For the past 20 months, I’ve been working in the field of education policy, where the rules are set by legislative mandate. Writing interpretation documents or clarifying that rule is a long and involved process, but there is a definite boundary.
In contrast, my new position is an opportunity to work to develop an ELP/Gifted program for 5-12 grades, which includes several hours spent with middle school students each afternoon. And honestly, the antithesis of the last position may be middle school. Or, to channel Rod Sterling, “A place where pushback is part of the status quo; a world where being ‘fair’ is just as important as the content or project.” You now have entered the Questionsphere.

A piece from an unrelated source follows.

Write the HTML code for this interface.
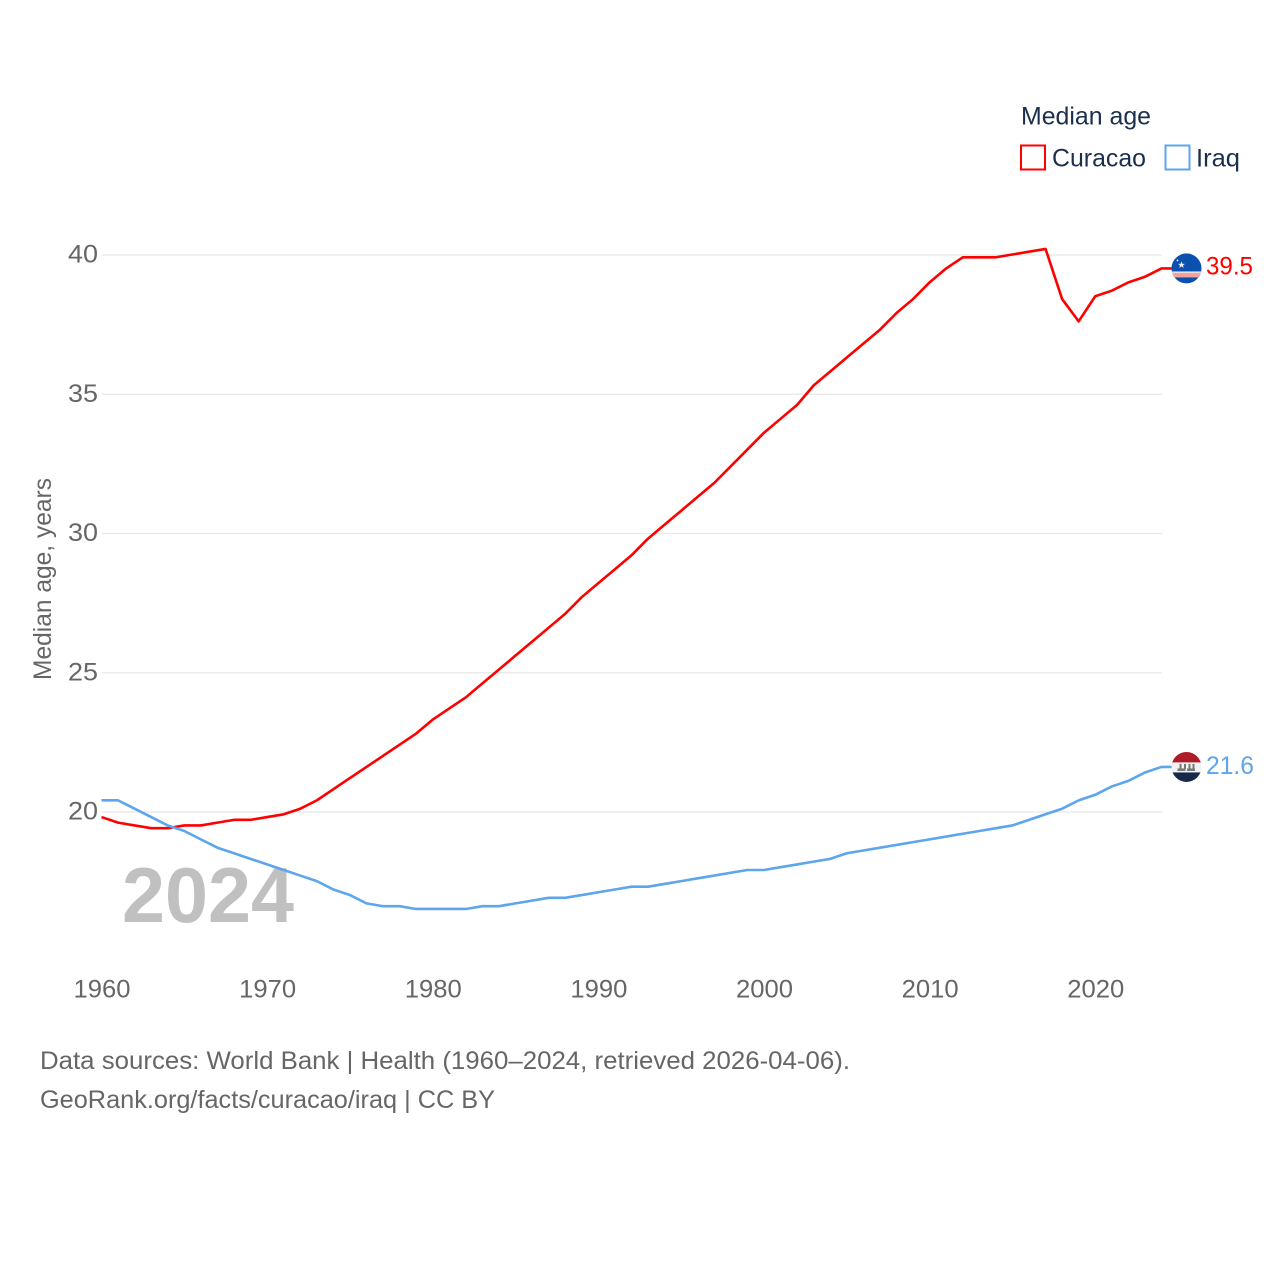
<!DOCTYPE html>
<html lang="en">
<head>
<meta charset="utf-8">
<title>Median age: Curacao and Iraq</title>
<style>
html,body{margin:0;padding:0;background:#fff;width:1280px;height:1280px;overflow:hidden}
svg{display:block}
text{font-family:"Liberation Sans",sans-serif}
</style>
</head>
<body>
<svg id="chart" width="1280" height="1280" viewBox="0 0 1280 1280" xmlns="http://www.w3.org/2000/svg">
  <defs>
    <clipPath id="flag-clip"><circle cx="0" cy="0" r="15"></circle></clipPath>
  </defs>
  <g id="grid"></g>
  <g id="y-ticks"></g>
  <g id="x-ticks"></g>
  <text transform="translate(51,680) rotate(-90)" font-size="25" fill="#666" textLength="202" lengthAdjust="spacingAndGlyphs">Median age, years</text>
  <text x="122" y="922" font-size="78" font-weight="700" fill="#c0c0c0" textLength="172" lengthAdjust="spacingAndGlyphs">2024</text>
  <g id="series"></g>
  <g id="end-marks"></g>
  <g>
    <text x="1021" y="124.500" font-size="25" fill="#1b2f4d" textLength="130" lengthAdjust="spacingAndGlyphs">Median age</text>
    <rect x="1021" y="145.500" width="24" height="24" fill="#fff" stroke="#ff0000" stroke-width="2"></rect>
    <text x="1052" y="166.500" font-size="25" fill="#1b2f4d" textLength="94" lengthAdjust="spacingAndGlyphs">Curacao</text>
    <rect x="1165.500" y="145.500" width="24" height="24" fill="#fff" stroke="#5da5ec" stroke-width="2"></rect>
    <text x="1196" y="166.500" font-size="25" fill="#1b2f4d" textLength="44" lengthAdjust="spacingAndGlyphs">Iraq</text>
  </g>
  <text x="40" y="1069" font-size="25" fill="#666" textLength="810" lengthAdjust="spacingAndGlyphs">Data sources: World Bank | Health (1960–2024, retrieved 2026-04-06).</text>
  <text x="40" y="1108" font-size="25" fill="#666" textLength="455" lengthAdjust="spacingAndGlyphs">GeoRank.org/facts/curacao/iraq | CC BY</text>
</svg>
<script>
const startYear = 1960;
const xTickLabels = [1960, 1970, 1980, 1990, 2000, 2010, 2020];
const yTickLabels = [20, 25, 30, 35, 40];
const curacaoValues = [
  19.8,19.6,19.5,19.4,19.4,19.5,19.5,19.6,19.7,19.7,
  19.8,19.9,20.1,20.4,20.8,21.2,21.6,22.0,22.4,22.8,
  23.3,23.7,24.1,24.6,25.1,25.6,26.1,26.6,27.1,27.7,
  28.2,28.7,29.2,29.8,30.3,30.8,31.3,31.8,32.4,33.0,
  33.6,34.1,34.6,35.3,35.8,36.3,36.8,37.3,37.9,38.4,
  39.0,39.5,39.9,39.9,39.9,40.0,40.1,40.2,38.4,37.6,
  38.5,38.7,39.0,39.2,39.5
];
const iraqValues = [
  20.4,20.4,20.1,19.8,19.5,19.3,19.0,18.7,18.5,18.3,
  18.1,17.9,17.7,17.5,17.2,17.0,16.7,16.6,16.6,16.5,
  16.5,16.5,16.5,16.6,16.6,16.7,16.8,16.9,16.9,17.0,
  17.1,17.2,17.3,17.3,17.4,17.5,17.6,17.7,17.8,17.9,
  17.9,18.0,18.1,18.2,18.3,18.5,18.6,18.7,18.8,18.9,
  19.0,19.1,19.2,19.3,19.4,19.5,19.7,19.9,20.1,20.4,
  20.6,20.9,21.1,21.4,21.6
];

const NS = 'http://www.w3.org/2000/svg';
const xAxis = year => 101.500 + (year - 1960) * (1060 / 64);
const yAxis = value => 811.500 - (value - 20) * (557 / 20);
const gridX = year => 102 + (year - 1960) * (1060 / 64);

function make(tag, attrs, parent) {
  const el = document.createElementNS(NS, tag);
  for (const k in attrs) el.setAttribute(k, attrs[k]);
  parent.appendChild(el);
  return el;
}

const grid = document.getElementById('grid');
const yTicks = document.getElementById('y-ticks');
yTickLabels.forEach(v => {
  const line = make('line', {x1: 102, x2: 1162, y1: yAxis(v) + 0.500, y2: yAxis(v) + 0.500, stroke: '#e8e8e8', 'stroke-width': 1.2}, grid);
  
  
  const t = make('text', {x: 68, y: yAxis(v) + 8, 'font-size': 25, fill: '#666', textLength: 30, lengthAdjust: 'spacingAndGlyphs'}, yTicks);
  
  
  t.textContent = v;
});

const xTicks = document.getElementById('x-ticks');
xTickLabels.forEach(year => {
  const t = make('text', {x: gridX(year), y: 997.500, 'font-size': 25, fill: '#666', 'text-anchor': 'middle', textLength: 57, lengthAdjust: 'spacingAndGlyphs'}, xTicks);
  
  
  t.textContent = year;
});

function linePoints(values) {
  const pts = values.map((v, i) => xAxis(startYear + i).toFixed(2) + ',' + yAxis(v).toFixed(2));
  pts.push('1172,' + yAxis(values[values.length - 1]).toFixed(2));
  return pts.join(' ');
}

const seriesGroup = document.getElementById('series');
const curacaoLine = make('polyline', {points: linePoints(curacaoValues), fill: 'none', stroke: '#ff0000', 'stroke-width': 2.6, 'stroke-linejoin': 'round'}, seriesGroup);


const iraqLine = make('polyline', {points: linePoints(iraqValues), fill: 'none', stroke: '#5da5ec', 'stroke-width': 2.6, 'stroke-linejoin': 'round'}, seriesGroup);



const endMarks = document.getElementById('end-marks');

function band(parent, y, h, fill) {
  make('rect', {x: -15, y: y, width: 30, height: h, fill: fill}, parent);
}

// Curacao flag
const curY = yAxis(curacaoValues[curacaoValues.length - 1]);
const curFlag = make('g', {transform: 'translate(1186.500,' + curY + ')', 'clip-path': 'url(#flag-clip)'}, endMarks);


band(curFlag, -15, 30, '#0b50ae');
band(curFlag, 3, 2, '#e9e3e8');
band(curFlag, 4.500, 4.500, '#f4a39a');
make('polygon', {points: '-5,-7 -4,-4.500 -1.500,-4.500 -3.500,-3 -2.800,-0.500 -5,-2 -7.200,-0.500 -6.500,-3 -8.500,-4.500 -6,-4.500', fill: '#e8eef8'}, curFlag);
make('circle', {cx: -9, cy: -8, r: 0.9, fill: '#fff'}, curFlag);

const curLabel = make('text', {x: 1206, y: curY + 6, 'font-size': 25, fill: '#ff0000', textLength: 47, lengthAdjust: 'spacingAndGlyphs'}, endMarks);


curLabel.textContent = curacaoValues[curacaoValues.length - 1].toFixed(1);

// Iraq flag
const iraqY = yAxis(iraqValues[iraqValues.length - 1]);
const iraqFlag = make('g', {transform: 'translate(1186.500,' + iraqY + ')', 'clip-path': 'url(#flag-clip)'}, endMarks);


band(iraqFlag, -15, 10.500, '#ae1c28');
band(iraqFlag, -4.500, 10, '#f2f2f2');
band(iraqFlag, 5.500, 10, '#15294a');
[[-9, 1.500, 8, 2.500], [0.500, 1.500, 8, 2.500], [-7, -3, 2, 5], [-2.500, -3, 2, 5], [2, -3, 2, 5], [6, -3, 2, 5]].forEach(r => {
  make('rect', {x: r[0], y: r[1], width: r[2], height: r[3], fill: '#777'}, iraqFlag);
});

const iraqLabel = make('text', {x: 1206, y: iraqY + 7, 'font-size': 25, fill: '#5da5ec', textLength: 48, lengthAdjust: 'spacingAndGlyphs'}, endMarks);


iraqLabel.textContent = iraqValues[iraqValues.length - 1].toFixed(1);
</script>
</body>
</html>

It’s like going from the certitude of the epicycle model of the solar system to a reworking of the schema. I’m sure each venue has times where they feel like Galileo (see the drawing). The difference? In the District, the questions can be accompanied by claim, evidence and reasoning. If the question can’t be answered, there is a reconsideration of the system because the rules aren’t as codified.
Q1: Do I have to work with ______? I don’t like them.
MS: Can you tell me what is going on with the situation? Working with others is a skill that everyone needs to be employable.
Q2: What if _____ is a slacker or slows down the work?
MS: While you are working as a group, how can you focus on making your own work meaningful? Ultimately, it’s about the skills you gain, not the recitation of facts. Critical thinking in what we do is the real skill we are learning.
Q3: It’s easier to create presentations and worksheets. Why aren’t we doing more of that?
MS: If you are Googling the answer, how much are you learning? It’s not about fact recitation. In an information economy, it’s about developing critical thinking skills that allow students to become readers, analyze text, and develop products that apply knowledge.
Questions? Bring ’em on. As a teacherpreneur, I’m back where I belong: leading from the middle.